REPUBLIKA.CO.ID, JAKARTA -- Dalam menyampaikan pendapatnya di sidang lanjutan kasus dugaan penistaan agama yang menjerat terdakwa Basuki Tjahaja Purnama (Ahok) pada Selasa (20/12) Ketua tim Jaksa Penuntut Umum (JPU) Ali Mukartono menyebut secara garis besar tim JPU merasa keberatan dengan apa yang disampaikan terdakwa.
Karena, nota keberatan yang diajukan, tidak secara langsung ditujukan untuk syarat materiil secara keseluruhan, tetapi hanya seputar niat dari terdakwa, yang tidak memiliki niat melakukan menista atau menodai agama Islam maupun menghina ulama.

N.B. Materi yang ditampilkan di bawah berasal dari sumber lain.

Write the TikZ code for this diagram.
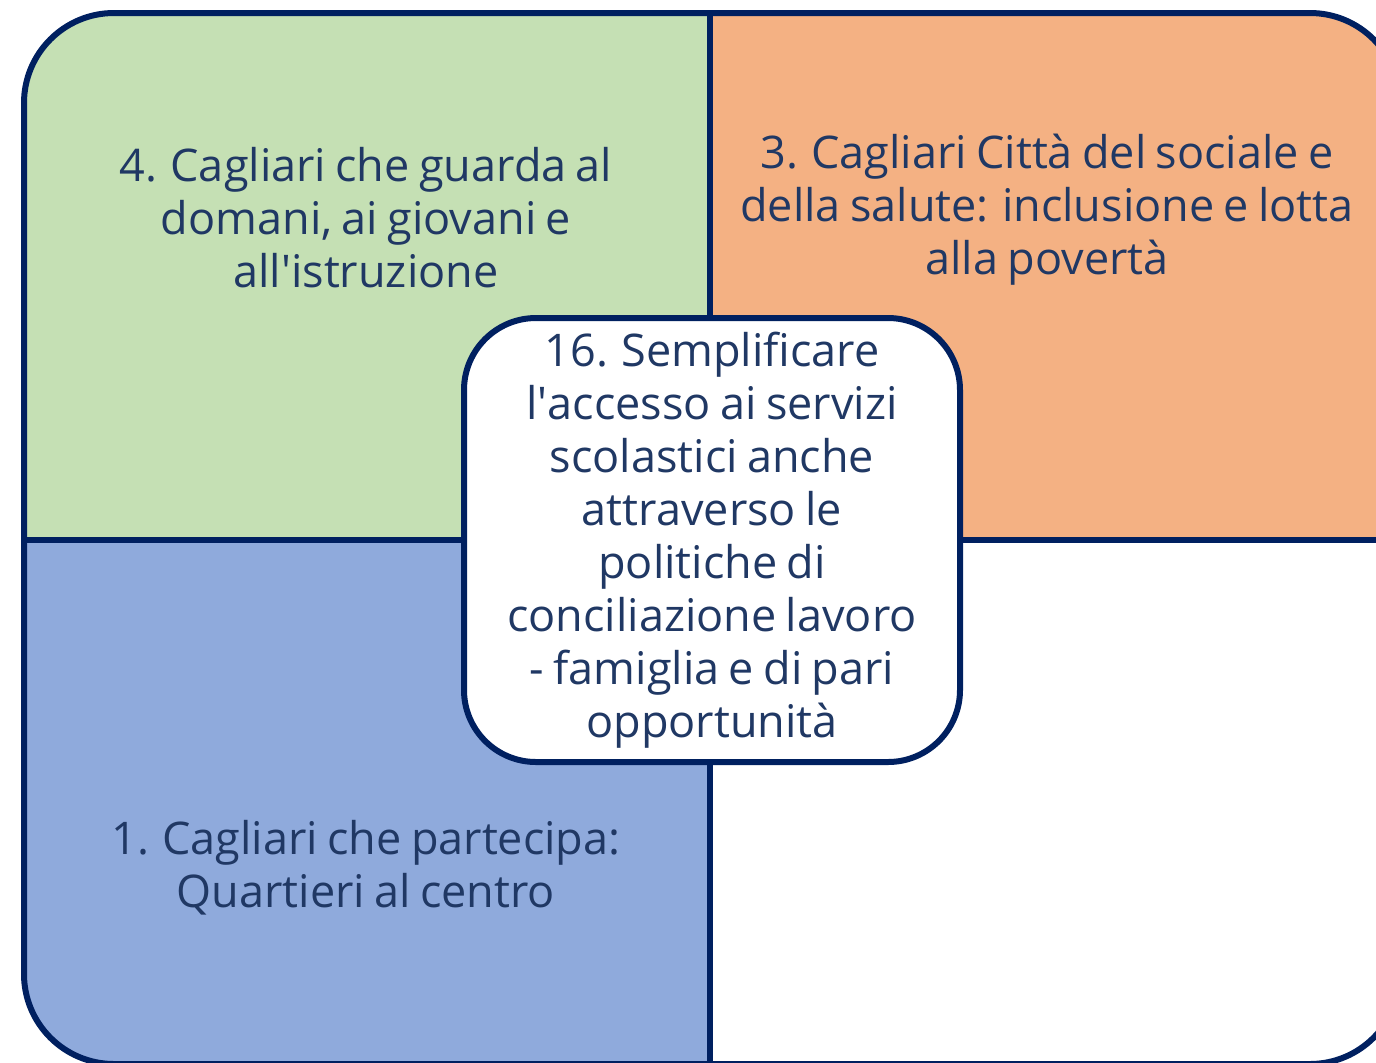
\documentclass[tikz,border=0pt]{standalone}
\usepackage{fontspec}
\setmainfont{Open Sans}[WordSpace=0.8]
\definecolor{navy}{HTML}{002060}
\definecolor{txtblue}{HTML}{203864}
\definecolor{qgreen}{HTML}{C5E0B4}
\definecolor{qorange}{HTML}{F4B183}
\definecolor{qblue}{HTML}{8FAADC}
\begin{document}
\begin{tikzpicture}[x=0.5pt,y=-0.5pt,
  frame/.style={draw=navy, line width=3pt},
  label/.style={text=txtblue, align=center, font=\fontsize{22.5}{26.5}\selectfont},
  hub/.style={label, draw=navy, line width=3pt, fill=white, rounded corners=36pt,
    minimum width=248pt, minimum height=222pt, inner sep=0pt}]
\useasboundingbox (0,0) rectangle (1376,1062);

% quadrants
\begin{scope}
\clip[rounded corners=45pt] (24,13) rectangle (1400,1064);
\fill[qgreen] (24,13) rectangle (710,540);
\fill[qorange] (710,13) rectangle (1400,540);
\fill[qblue] (24,540) rectangle (710,1064);
\end{scope}
\draw[frame, rounded corners=45pt] (24,13) rectangle (1400,1064);
\draw[frame] (710,13) -- (710,1064);
\draw[frame] (24,540) -- (1400,540);

\node[label] (q4) at (366,218) {4. Cagliari che guarda al\\domani, ai giovani e\\all\textquotesingle istruzione};
\node[label] (q3) at (1047,210) {3. Cagliari Città del sociale e\\della salute: inclusione e lotta\\alla povertà};
\node[label] (q1) at (366,868) {1. Cagliari che partecipa:\\Quartieri al centro};

\node[hub] (obj16) at (712,540) {16. Semplificare\\l\textquotesingle accesso ai servizi\\scolastici anche\\attraverso le\\politiche di\\conciliazione lavoro\\- famiglia e di pari\\opportunità};
\end{tikzpicture}
\end{document}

"Sementara dari kuasa hukum, keberatan lebih ditujukan ke syarat formil, tentang seputar pemahaman konsituen berlaku yakni UU nomor 1/PNPS/ 1965 tentang pencegahan penyalahgunaan dan atau penodaan agama," jelas Ali saat membacakan pendapat di ruang sidang Kusumah Atmadja, Eks Pengadilan Jakarta Pusat, Selasa (20/12).
Dalam keberatannya, Ali juga kembali membacakan eksepsi terdakwa mengenai ucapannya di Kepulauan Seribu yang tidak memilki niat dan bermaksud menafsirkan surah Al-Maidah ayat 51 serta beberapa tulisan Ahok di buku "Mengubah Indonesia" dalam sub bab berlindung di balik ayat suci yang menuliskan Surah Al-Maidah ayat 51 untuk memecah belah rakyat dengan roh kolonialisme. Diketahui, buku tersebut sudah diterbitkan sejak tahun 2008.

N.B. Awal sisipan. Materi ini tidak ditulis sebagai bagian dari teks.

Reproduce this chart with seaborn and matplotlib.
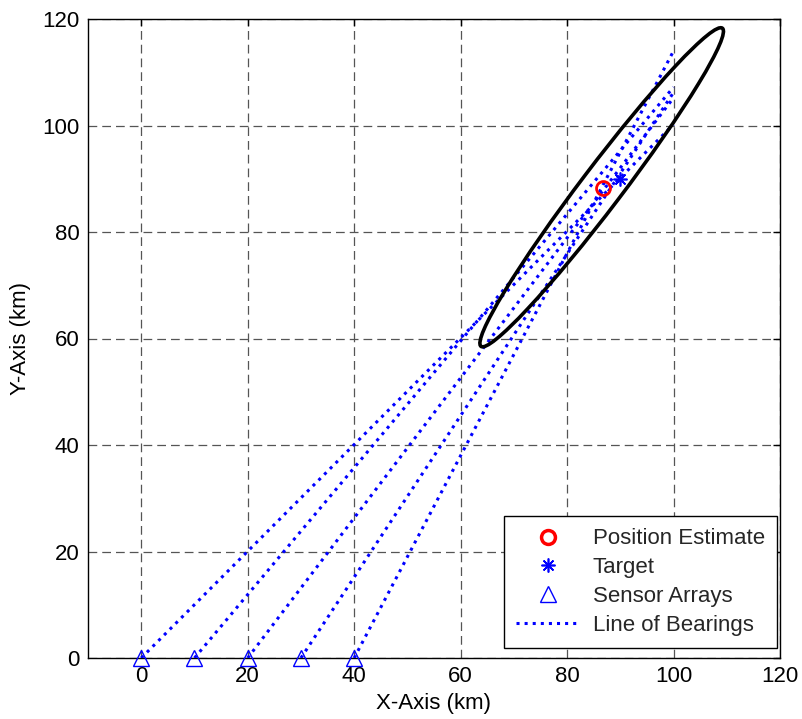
import numpy as np
import matplotlib
matplotlib.use("Agg")
import matplotlib.pyplot as plt
from matplotlib.patches import Ellipse
from matplotlib.lines import Line2D
import pandas as pd
import seaborn as sns

# sensor array positions (km)
sensor_x = [0, 10, 20, 30, 40]
sensor_y = [0, 0, 0, 0, 0]

# lines of bearing: each runs from its sensor to x = 100 km
bearing_end_x = [100, 100, 100, 100, 100]
bearing_end_y = [100.2, 107.2, 105.2, 106.2, 114.0]

target = (90.0, 90.0)
estimate = (86.7, 88.3)

# error ellipse around the estimate
ell_center = (86.5, 88.4)
ell_major = 75.0   # full length
ell_minor = 7.7    # full width
ell_angle = 52.8   # degrees

rows = []
for i in range(len(sensor_x)):
    rows.append({"x": sensor_x[i], "y": sensor_y[i], "sensor": i})
    rows.append({"x": bearing_end_x[i], "y": bearing_end_y[i], "sensor": i})
bearings = pd.DataFrame(rows)

sns.set_theme(style="white")
plt.rcParams["font.family"] = ["Liberation Sans", "DejaVu Sans"]

fig = plt.figure(figsize=(8.03, 7.19), dpi=100)
ax = fig.add_axes([88 / 803, 1 - 658 / 719, 692 / 803, 639 / 719])

sns.lineplot(data=bearings, x="x", y="y", units="sensor", estimator=None, sort=False,
             color="blue", linestyle=":", linewidth=2.2, ax=ax, legend=False, zorder=3)

ax.add_patch(Ellipse(ell_center, width=ell_major, height=ell_minor, angle=ell_angle,
                     fill=False, edgecolor="black", linewidth=2.6, zorder=4))

ax.plot(sensor_x, sensor_y, linestyle="none", marker="^", markersize=11,
        markerfacecolor="none", markeredgecolor="blue", markeredgewidth=1, zorder=5, clip_on=False)
ax.plot([target[0]], [target[1]], linestyle="none", marker=(8, 2, 0), markersize=10,
        color="blue", markeredgewidth=1.2, zorder=5)
ax.plot([estimate[0]], [estimate[1]], linestyle="none", marker="o", markersize=10,
        markerfacecolor="none", markeredgecolor="red", markeredgewidth=2, zorder=6)

ax.set_xlim(-10, 120)
ax.set_ylim(0, 120)
ax.set_xticks([0, 20, 40, 60, 80, 100, 120])
ax.set_yticks([0, 20, 40, 60, 80, 100, 120])
ax.grid(True, color="#555555", linestyle=(0, (7, 4)), linewidth=0.9)
ax.set_axisbelow(True)
for s in ax.spines.values():
    s.set_color("black")
    s.set_linewidth(1)
ax.tick_params(direction="in", length=5, width=1, color="black", top=True, right=True,
               labelsize=16, pad=6, labelcolor="black")
ax.set_xlabel("X-Axis (km)", fontsize=16, color="black", labelpad=4)
ax.set_ylabel("Y-Axis (km)", fontsize=16, color="black", labelpad=8)

handles = [
    Line2D([], [], linestyle="none", marker="o", markersize=10, markerfacecolor="none",
           markeredgecolor="red", markeredgewidth=2.5),
    Line2D([], [], linestyle="none", marker=(8, 2, 0), markersize=10, color="blue",
           markeredgewidth=1.2),
    Line2D([], [], linestyle="none", marker="^", markersize=11, markerfacecolor="none",
           markeredgecolor="blue", markeredgewidth=1),
    Line2D([], [], color="blue", linestyle=":", linewidth=2.2),
]
labels = ["Position Estimate", "Target", "Sensor Arrays", "Line of Bearings"]
leg = ax.legend(handles, labels, loc="lower right", bbox_to_anchor=(0.9957, 0.0156),
                fontsize=16, frameon=True, fancybox=False, framealpha=1, edgecolor="black",
                handlelength=2.9, labelspacing=0.35, borderaxespad=0, borderpad=0.55,
                handletextpad=0.55)
leg.get_frame().set_linewidth(1)

fig.savefig("out.png", dpi=100)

"Pernyataan isi dalam buku yang ditulis Ahok justru menimbulkan perpecahan. Intinya anak bangsa terutama adalah agama Islam. Apakah hak terdakwa tidak suka dengan ayat Alquran dalam hal ini adalah surah Al-Maidah ayat 51 lantaran karena tidak mengimaninya, tetapi jangankan terdakwa, siapapun tidak boleh untuk menyampaikan hal tersebut," ujar Ali.

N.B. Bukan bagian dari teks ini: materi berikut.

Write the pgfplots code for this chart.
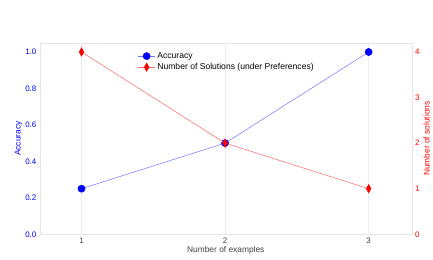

Dalam eksepsinya pekan lalu, Ahok mengaku pernyataan itu untuk lawan politiknya yang takut bersaing menggunakan program. Karena itu lawan politik menggunakan surah Al-Maidah ayat 51 untuk mempengaruhi warga dengan konsep 'seiman' untuk tidak memilih Ahok dan menganggap lawan politiknya itu pengecut.
Menanggapi ucapan tersebut, Ali berpendapat, Ahok merasa paling benar. Menurut Ali, merupakan hak kandidat kepala daerah lainnya untuk menggunakan metode apapun. Selama metode itu sesuai dengan undang-undang.
"Kalau tidak melanggar perundang-undangan, tidak dapat dipersalahkan. Terdakwa menempatkan seolah tidak ada orang lain yang lebih baik dari terdakwa," jelas Ali.